When you're adding fractions like \( \frac{1}{4} \) and \( \frac{1}{5} \), the first step is to find a common denominator, known as the Least Common Denominator (LCD). This ensures that you can accurately add the fractions. The LCD is the smallest number that both denominators (4 and 5, in this case) can divide into evenly.
To find the LCD:

• List the multiples of each denominator.
• Identify the smallest multiple they both share.

For denominators 4 and 5, their least common multiple is 20. Therefore, 20 is the LCD. This shared denominator will allow you to easily combine fractions by ensuring they have the same "size" unit fractionally.

Once you've found the LCD, the next step is to change each fraction into an equivalent fraction with this common denominator.

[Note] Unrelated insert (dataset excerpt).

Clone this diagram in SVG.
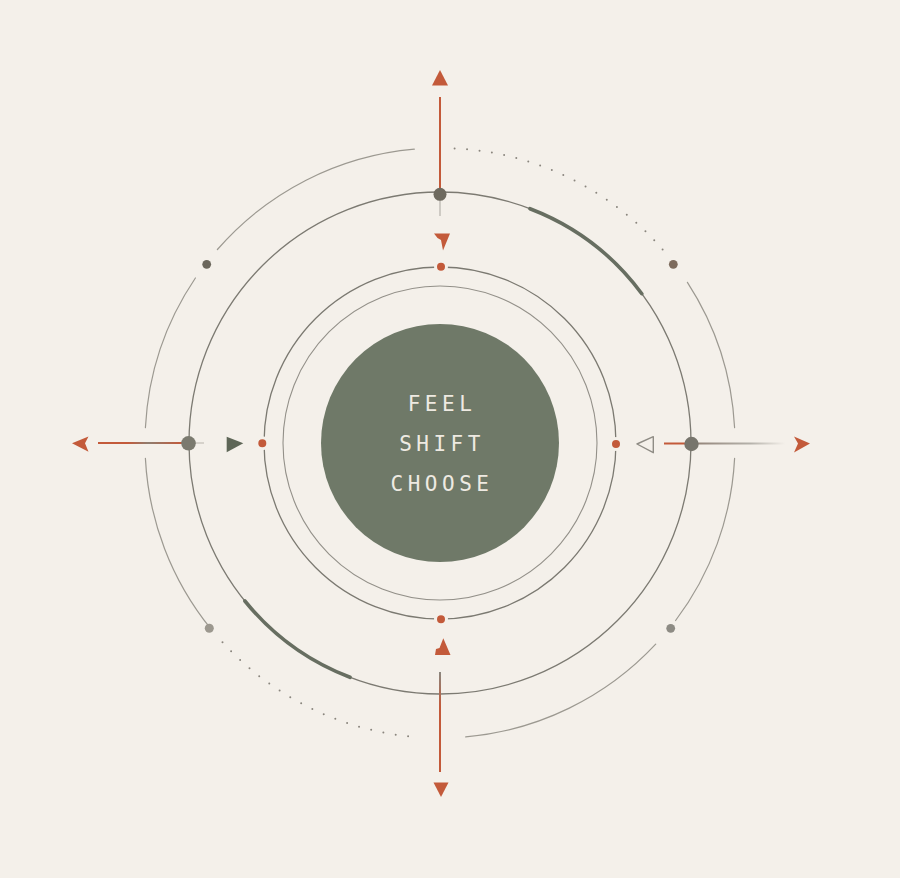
<svg xmlns="http://www.w3.org/2000/svg" width="900" height="878" viewBox="0 0 900 878">
  <style>
    .ring { fill: none; stroke-linecap: round; }
    .outer { stroke: #9c9991; stroke-width: 1.2; }
    .dotted { stroke: #8a867e; stroke-width: 2; stroke-dasharray: 0 12.5; stroke-linecap: round; fill: none; }
    .thick { fill: none; stroke: #676e61; stroke-width: 3.6; stroke-linecap: round; }
    .orange { fill: #c35a3a; }
    .odot { fill: #c35a3a; stroke: #f4f0ea; stroke-width: 3; }
    .label { font-family: "DejaVu Sans Mono", "Liberation Mono", monospace; font-size: 21px; letter-spacing: 4.5px; fill: #eeeae2; text-anchor: middle; }
  </style>
  <defs>
    <linearGradient id="gBottom" gradientUnits="userSpaceOnUse" x1="440" y1="672" x2="440" y2="772">
      <stop offset="0" stop-color="#8a877f"/>
      <stop offset="0.35" stop-color="#c35a3a"/>
      <stop offset="1" stop-color="#c35a3a"/>
    </linearGradient>
    <linearGradient id="gLeft" gradientUnits="userSpaceOnUse" x1="98" y1="0" x2="182" y2="0">
      <stop offset="0" stop-color="#c35a3a"/>
      <stop offset="0.35" stop-color="#c35a3a"/>
      <stop offset="0.6" stop-color="#8f7d6f"/>
      <stop offset="1" stop-color="#c35a3a"/>
    </linearGradient>
    <linearGradient id="gRight" gradientUnits="userSpaceOnUse" x1="698" y1="0" x2="785" y2="0">
      <stop offset="0" stop-color="#8a7a6e" stop-opacity="0.9"/>
      <stop offset="0.6" stop-color="#8a877f" stop-opacity="0.6"/>
      <stop offset="1" stop-color="#8a877f" stop-opacity="0"/>
    </linearGradient>
  </defs>

  <rect width="900" height="878" fill="#f4f0ea"/>

  <g id="rings">
    <circle class="ring" cx="440" cy="443" r="157" stroke="#939089" stroke-width="1.1"/>
    <circle class="ring" cx="440" cy="443" r="176" stroke="#7b7971" stroke-width="1.3"/>
    <circle class="ring" cx="440" cy="443" r="251" stroke="#7c7a72" stroke-width="1.3"/>
    <path class="thick" d="M530,208.7 A251,251 0 0 1 641.8,293.7"/>
    <path class="thick" d="M244.9,601 A251,251 0 0 0 350,677.3"/>
    <path class="ring outer" d="M414.3,149.1 A295,295 0 0 0 217.4,249.5"/>
    <path class="ring outer" d="M195.4,278 A295,295 0 0 0 145.4,427.6"/>
    <path class="ring outer" d="M145.4,458.4 A295,295 0 0 0 210.7,628.6"/>
    <path class="dotted" d="M222.5,642.3 A295,295 0 0 0 414.3,736.9"/>
    <path class="ring outer" d="M465.7,736.9 A295,295 0 0 0 655.7,644.2"/>
    <path class="ring outer" d="M675.6,620.5 A295,295 0 0 0 734.6,458.4"/>
    <path class="ring outer" d="M734.6,427.6 A295,295 0 0 0 687.4,282.3"/>
    <path class="dotted" d="M662.6,249.5 A295,295 0 0 0 450.3,148.2"/>
  </g>

  <g id="core">
    <circle cx="440" cy="443" r="119" fill="#6f7968"/>
    <text class="label" x="442" y="411">FEEL</text>
    <text class="label" x="442" y="451">SHIFT</text>
    <text class="label" x="442" y="491">CHOOSE</text>
  </g>

  <g id="connectors">
    <line x1="440" y1="97" x2="440" y2="190" stroke="#c35a3a" stroke-width="2"/>
    <line x1="440" y1="200" x2="440" y2="216" stroke="#8a877f" stroke-width="1.4" opacity="0.5"/>
    <line x1="440" y1="672" x2="440" y2="772" stroke="url(#gBottom)" stroke-width="2"/>
    <line x1="98" y1="443" x2="184" y2="443" stroke="url(#gLeft)" stroke-width="2"/>
    <line x1="195" y1="443" x2="204" y2="443" stroke="#8a877f" stroke-width="1.4" opacity="0.4"/>
    <line x1="664" y1="443.5" x2="686" y2="443.5" stroke="#c35a3a" stroke-width="2"/>
    <line x1="698" y1="443.5" x2="785" y2="443.5" stroke="url(#gRight)" stroke-width="2"/>
  </g>

  <g id="arrowheads">
    <polygon class="orange" points="440,70 448,85.5 432,85.5"/>
    <polygon class="orange" points="441,797 448.5,782.5 433.5,782.5"/>
    <polygon class="orange" points="72,443.3 88.5,436.5 85,443.3 88.5,451.7"/>
    <polygon class="orange" points="810,443.5 794,436.5 798,443.5 794,452.5"/>
    <polygon class="orange" points="434,233.5 450,233.5 443,250.5 441,240 437.5,238"/>
    <polygon class="orange" points="443.3,638.3 450.5,655 435,655 436,649 439.5,648"/>
    <polygon points="226.7,436.7 243.3,443.3 226.7,452.3" fill="#5e6657"/>
    <polygon points="653.3,436.7 637,444 653.3,452.7" fill="#f4f0ea" stroke="#8f8c85" stroke-width="1.4" stroke-linejoin="round"/>
  </g>

  <g id="nodes">
    <circle id="node-top" cx="440" cy="194.3" r="6.5" fill="#6e6a5f"/>
    <circle id="node-left" cx="188.5" cy="443.3" r="7.3" fill="#7b7a6f"/>
    <circle id="node-right" cx="691.5" cy="444" r="7.2" fill="#77756c"/>
    <circle id="node-tl" cx="206.7" cy="264.3" r="4.4" fill="#6b675c"/>
    <circle id="node-tr" cx="673.3" cy="264.3" r="4.4" fill="#7d6b5d"/>
    <circle id="node-bl" cx="209.3" cy="628.3" r="4.5" fill="#9c988f"/>
    <circle id="node-br" cx="670.7" cy="628.3" r="4.4" fill="#8d8b84"/>
    <circle id="dot-top" class="odot" cx="441" cy="266.7" r="5.5"/>
    <circle id="dot-bottom" class="odot" cx="441" cy="619.3" r="5.5"/>
    <circle id="dot-left" class="odot" cx="262.3" cy="443.3" r="5.5"/>
    <circle id="dot-right" class="odot" cx="616" cy="444" r="5.5"/>
  </g>
</svg>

Equivalent fractions are different fractions that represent the same portion of a whole. To convert \( \frac{1}{4} \) and \( \frac{1}{5} \) into equivalent fractions with a denominator of 20, follow these steps:
- For \( \frac{1}{4} \), multiply both the numerator and denominator by 5 (since \( 4 \times 5 = 20 \)). This gives you: \[ \frac{1 \times 5}{4 \times 5} = \frac{5}{20} \] - For \( \frac{1}{5} \), multiply both the numerator and denominator by 4 (since \( 5 \times 4 = 20 \)). This results in: \[ \frac{1 \times 4}{5 \times 4} = \frac{4}{20} \]These equivalent fractions are crucial because they allow you to add fractions directly by just adding their numerators.

After adding the fractions, it's important to see if the sum can be simplified to its simplest form. Simplifying fractions means reducing them so that the numerator and denominator have no common factors other than 1. In this case, after obtaining the sum \( \frac{9}{20} \), you should check for any common divisors.
To simplify:

• Determine the greatest common divisor (GCD) of the numerator and denominator.
• Divide both the numerator and the denominator by the GCD.

For \( \frac{9}{20} \), the GCD of 9 and 20 is 1. Since 1 is the only divisor, the fraction is already in its simplest form. This means \( \frac{9}{20} \) can't be reduced further. Simplifying fractions ensures clarity and keeps fractions as manageable as possible.